We spoke to college and career readiness facilitator Sarah Pewitt about how she’s using Hoonuit to prepare upcoming high school graduates for the future.
Every June, high school seniors across the country wear their caps and gowns and shake their principals’ hands as they accept their high school diplomas. Whether graduating students plan to attend a 2- year, 4-year, or vocational/technical/trade college or enter the workforce, it’s essential that they have a plan in place to help them pursue the future of their choosing.
But how do students decide what path is right for them? And how do they prepare for the future when they’re still just in high school? Sarah Pewitt is an educator in Washington state’s Everett Public School District whose primary job is to facilitate a focus on college and career readiness — or as she puts it, she’s “in charge of high school and beyond.” She works to develop and implement counseling and education programs that help students graduate on time with the tools they need to succeed in the real world. We spoke to Pewitt about how educators and counselors can work with students to make sure they’re prepared to step off that graduation stage into a future of their own making.
One of Pewitt’s primary goals is to implement technology training programs that help students develop relevant real-world skills — like how to create resumes or fill out financial aid forms — while also learning about technology and research using online platforms. “Most colleges are using some type of online platform or hybrid model,” she says, “so students need to know how to learn online and take advantage of those resources.”
Pewitt has developed a college and career readiness curriculum for her school district’s counselors, which begins in sixth grade and culminates in a senior year seminar. The courses focus on several areas designed to help students identify their passions, figure out what they want to do after they graduate, and chart a path toward achieving those goals. Using the resources offered through Hoonuit’s online platform, Pewitt and other district counselors guide students toward the tools that best match their needs, whether that’s learning how to complete the FAFSA and working through freshman year experience modules, or learning how to complete job applications and ace an interview.

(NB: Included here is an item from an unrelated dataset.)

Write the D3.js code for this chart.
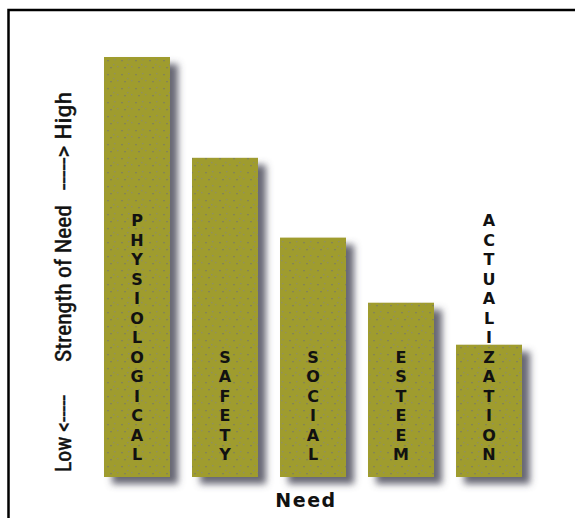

Pewitt must also make sure educators are adequately trained before they can demonstrate digital tools and programs for students. “It’s challenging to convince staff to change their ways and implement new technology,” she says. “For many of them, it’s just not of their generation.” Even for those who are on board, Pewitt says there’s typically a steep learning curve: “Often, teachers will go into training and say ‘That sounds so great,’ but also ‘Where do I start?’”
Making sure her teachers are prepared is crucial to the success of Pewitt’s program. “The only way for students to understand the platform and put it in their ‘toolkit’ is for teachers to model it,” she says. As part of her counselor training, she shows counselors how to use the Hoonuit platform — everything from how to log in to how to search and favorite different courses and modules. This way, when students reach out to counselors or when counselors are leading classes, they can seamlessly direct students to the resources they need.
Pewitt says that Hoonuit provides her district’s counselors, who are already inundated with other work and responsibilities at school, to make college and career readiness tools available to students around the clock. “It’s on demand, it’s vetted, it’s packaged. It’s completely different than just randomly finding a YouTube clip,” she says. “It provides a safe environment for students to learn — which is so important — and it’s consumable.”
Pewitt is also in the process of implementing a digital learning ambassador program through which student volunteers are trained in all of Hoonuit’s functionalities to assist other students. “Our goal is to give students functional skills and let them take that to the next level,” she says. By providing an opportunity for students to be leaders at the high school level, Pewitt hopes that students will learn valuable technology skills — as well as social and emotional skills — that they can take with them to college and beyond.